Garbage Collection Survey Clarified
The just released solid waste collection study has turned some heads when it comes to who it actually surveyed and who was exempted from it, but you can still be heard.
“It was designed to survey those who had made the transition,” said Craig Hemingway, Communications Director for the City of Moose Jaw.
As such, the survey did not ask questions from those living in Zone 3 Sunningdale, nor those in homes in the VLA and West Heath, where they always had curbside collection. The survey also did not take in the ten percent of homes identified as “challenged” - due to physical restrictions making curbside collection difficult - in Zones 1 – 4 as those homes had never transitioned.
After MJ Independent ran it's story indicating Zone 3 or Sunningdale was part of the survey Hemingway wanted to clarify Sunningdale or, Zone 3 was not included in the survey.
In order to not confuse readers and inflame what has been emotional issue, the MJ Independent will remove the references from the story.
In the survey documentation it was always stated the survey would include 200 homes who had recently transitioned to curbside in Zones 1-4.
Asked if it might be more correct to state the survey was not Zones 1 – 4 but actually Zones 1, 2 and 4, Hemingway stated he could see where confusion came into play. "We always stated it would be for those who transitioned over,” he stated, adding “generally speaking those surveyed were in zones one, two and four.”
Asked about the criteria and if it came into play in the case of resident Michel Labonte, who appeared at Council asking why he was eliminated from participating in the survey, Hemingway said it did. As promised at Council, the survey firm Insightrix was contacted and confirmed the fact Labonte had been contacted but eliminated from participation in the survey due to it's criteria.

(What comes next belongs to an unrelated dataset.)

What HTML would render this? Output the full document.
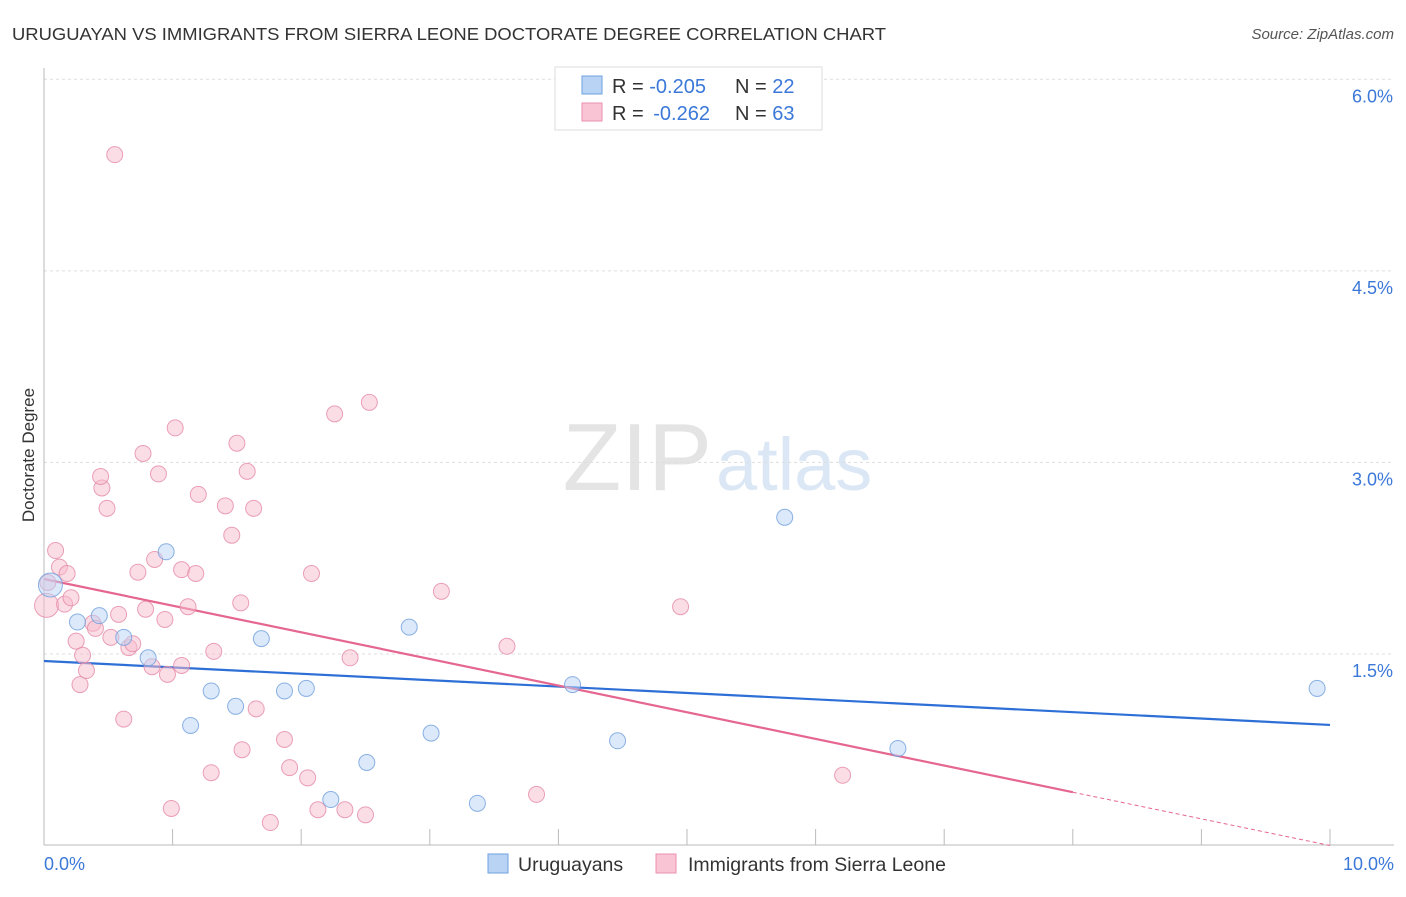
<!DOCTYPE html>
<html><head><meta charset="utf-8"><style>
body{margin:0;background:#fff;font-family:"Liberation Sans",sans-serif;}
svg text{font-family:"Liberation Sans",sans-serif;}
</style></head><body>
<svg id="chart" width="1406" height="892" xmlns="http://www.w3.org/2000/svg">
<text x="12" y="40" font-size="17.5" fill="#333" textLength="874" lengthAdjust="spacingAndGlyphs">URUGUAYAN VS IMMIGRANTS FROM SIERRA LEONE DOCTORATE DEGREE CORRELATION CHART</text>
<text x="1394" y="39" font-size="15" fill="#555" text-anchor="end" font-style="italic">Source: ZipAtlas.com</text>
<text x="712" y="490" font-size="96" fill="#e4e4e4" text-anchor="end" font-family="Liberation Serif">ZIP</text>
<text x="716" y="490" font-size="74" fill="#dbe7f5">atlas</text>
<g id="grid"></g><g id="axes"></g><g id="lines"></g><g id="pts"></g>
<text transform="translate(34,455) rotate(-90)" font-size="17" fill="#333" text-anchor="middle">Doctorate Degree</text>
<text x="44" y="870" font-size="18" fill="#3b78d8">0.0%</text>
<text x="1394" y="870" font-size="18" fill="#3b78d8" text-anchor="end">10.0%</text>
<g>
<rect x="555" y="67" width="267" height="63" fill="#fff" stroke="#ddd"/>
<rect x="582" y="76" width="20" height="18" fill="#b9d3f5" stroke="#6fa0e0"/>
<rect x="582" y="103" width="20" height="18" fill="#f9c5d5" stroke="#e990ae"/>
<text x="612" y="93" font-size="20" fill="#333">R = <tspan fill="#3b78d8">-0.205</tspan><tspan x="735">N = </tspan><tspan fill="#3b78d8">22</tspan></text>
<text x="612" y="120" font-size="20" fill="#333">R = <tspan fill="#3b78d8" dx="4">-0.262</tspan><tspan x="735">N = </tspan><tspan fill="#3b78d8">63</tspan></text>
</g>
<g>
<rect x="488" y="854" width="20" height="19" fill="#b9d3f5" stroke="#6fa0e0"/>
<text x="518" y="871" font-size="19.5" fill="#333">Uruguayans</text>
<rect x="656" y="854" width="20" height="19" fill="#f9c5d5" stroke="#e990ae"/>
<text x="688" y="871" font-size="19.5" fill="#333">Immigrants from Sierra Leone</text>
</g>
</svg>
<script>
const yTicks=[1.5,3.0,4.5,6.0];
const yTickLabels=["1.5%","3.0%","4.5%","6.0%"];
const blueX=[.05,.26,.43,.62,.81,.95,1.14,1.30,1.49,1.69,1.87,2.04,2.23,2.51,2.84,3.01,3.37,4.11,4.46,5.76,6.64,9.90];
const blueY=[2.04,1.75,1.80,1.63,1.47,2.30,.94,1.21,1.09,1.62,1.21,1.23,.36,.65,1.71,.88,.33,1.26,.82,2.57,.76,1.23];
const pinkX=[.02,.09,.12,.18,.16,.21,.25,.28,.30,.33,.38,.40,.45,.44,.49,.52,.55,.58,.62,.66,.69,.73,.77,.79,.84,.86,.89,.94,.96,.99,1.02,1.07,1.07,1.12,1.18,1.20,1.30,1.32,1.41,1.46,1.50,1.53,1.54,1.58,1.63,1.65,1.76,1.87,1.91,2.05,2.08,2.13,2.26,2.34,2.38,2.50,2.53,3.09,3.60,3.83,4.95,6.21,.03];
const pinkY=[1.88,2.31,2.18,2.13,1.89,1.94,1.60,1.26,1.49,1.37,1.74,1.70,2.80,2.89,2.64,1.63,5.41,1.81,.99,1.55,1.58,2.14,3.07,1.85,1.40,2.24,2.91,1.77,1.34,.29,3.27,2.16,1.41,1.87,2.13,2.75,.57,1.52,2.66,2.43,3.15,1.90,.75,2.93,2.64,1.07,.18,.83,.61,.53,2.13,.28,3.38,.28,1.47,.24,3.47,1.99,1.56,.40,1.87,.55,2.06];
const blueTrend=[1.445,0.944];
const pinkTrend=[2.087,0.0];
const pinkSolidEnd=8.0;
const NS="http://www.w3.org/2000/svg";
const xs=v=>44+v*128.6, ys=v=>845.5-v*127.7;
function mk(t,a,p){const e=document.createElementNS(NS,t);for(const k in a)e.setAttribute(k,a[k]);document.getElementById(p).appendChild(e);return e;}
yTicks.forEach((t,i)=>{
 const g=mk('line',{x1:44,x2:1394,y1:ys(t),y2:ys(t),stroke:'#ddd','stroke-dasharray':'3,3'},'grid');
 
 
 const l=mk('text',{x:1393,y:ys(t)+23,'font-size':18,fill:'#3b78d8','text-anchor':'end'},'grid');l.textContent=yTickLabels[i];
 
 
});
const ga=mk('line',{x1:44,x2:44,y1:68,y2:845,stroke:'#bbb'},'axes');


const gx=mk('line',{x1:44,x2:1394,y1:845,y2:845,stroke:'#bbb'},'axes');


for(let i=0;i<=10;i++){const t=mk('line',{x1:xs(i),x2:xs(i),y1:829,y2:845,stroke:'#bbb'},'axes');
 
 }
function pt(x,y,f,s,r,n){const c=mk('circle',{cx:xs(x),cy:ys(y),r:r,fill:f,'fill-opacity':0.5,stroke:s,'stroke-width':1,'stroke-opacity':0.8},'pts');
 
 }
pinkX.forEach((x,i)=>pt(x,pinkY[i],'#f7bccd','#e58aa8',i==0?12:8,'pink-point'));
blueX.forEach((x,i)=>pt(x,blueY[i],'#b9d3f5','#6f9fdc',i==0?12:8,'blue-point'));
const bl=mk('line',{x1:xs(0),y1:ys(blueTrend[0]),x2:xs(10),y2:ys(blueTrend[1]),stroke:'#2d6fd6','stroke-width':2.2},'lines');


const pe=pinkTrend[0]+(pinkTrend[1]-pinkTrend[0])*pinkSolidEnd/10;
const pl=mk('line',{x1:xs(0),y1:ys(pinkTrend[0]),x2:xs(pinkSolidEnd),y2:ys(pe),stroke:'#e5668f','stroke-width':2.2},'lines');


const pd=mk('line',{x1:xs(pinkSolidEnd),y1:ys(pe),x2:xs(10),y2:ys(pinkTrend[1]),stroke:'#e5668f','stroke-width':1,'stroke-dasharray':'4,3'},'lines');


</script>
</body></html>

Labonte lives in Zone 4 but once he said his garbage collection was still in the back lane he was eliminated from participation by the survey’s criteria. The survey was looking residents in Zone 4 who had converted to curbside not residents who hadn't.
Asked if Labonte had lived in nearby Zone 5, would the telephone interview have continued, Hemingway said it would have, as Lanonte would have met the criteria for Zones 5-8 as he had not transitioned to curb side.
In another case, MJ Independent was approached by a resident of Zone 3 or Sunningdale, asking why he was not contacted by the telephone survey, as his taxes and garbage rates would be impacted by any decision and how could he be heard?
Hemingway stated anyone who would like to have their say are still welcome to contact any member of Council. All input as well as the survey will now be taken into consideration by Council in deciding what to do when it comes to curbside collection.
In a previous podcast he spoke about how to be heard by Council and made an MJ Independent story – READ: How Can You Be Heard
The telephone survey was conducted February 7 – 15 and asked 200 residents who had transitioned to curbside collection in Zones 1 -4 and 200 residents in Zones 5-8 who had not transitioned to curbside collection their opinions on curb side collection.
In 2017, transitioning to curbside collection was a highly controversial and emotional issue with many Council meetings spent debating it. In the end, Council decided not to expand the service at that time. On January 13th at a meeting of Budget Committee an attempt was made to expand the service city wide, which led to a debate and the resultant telephone survey.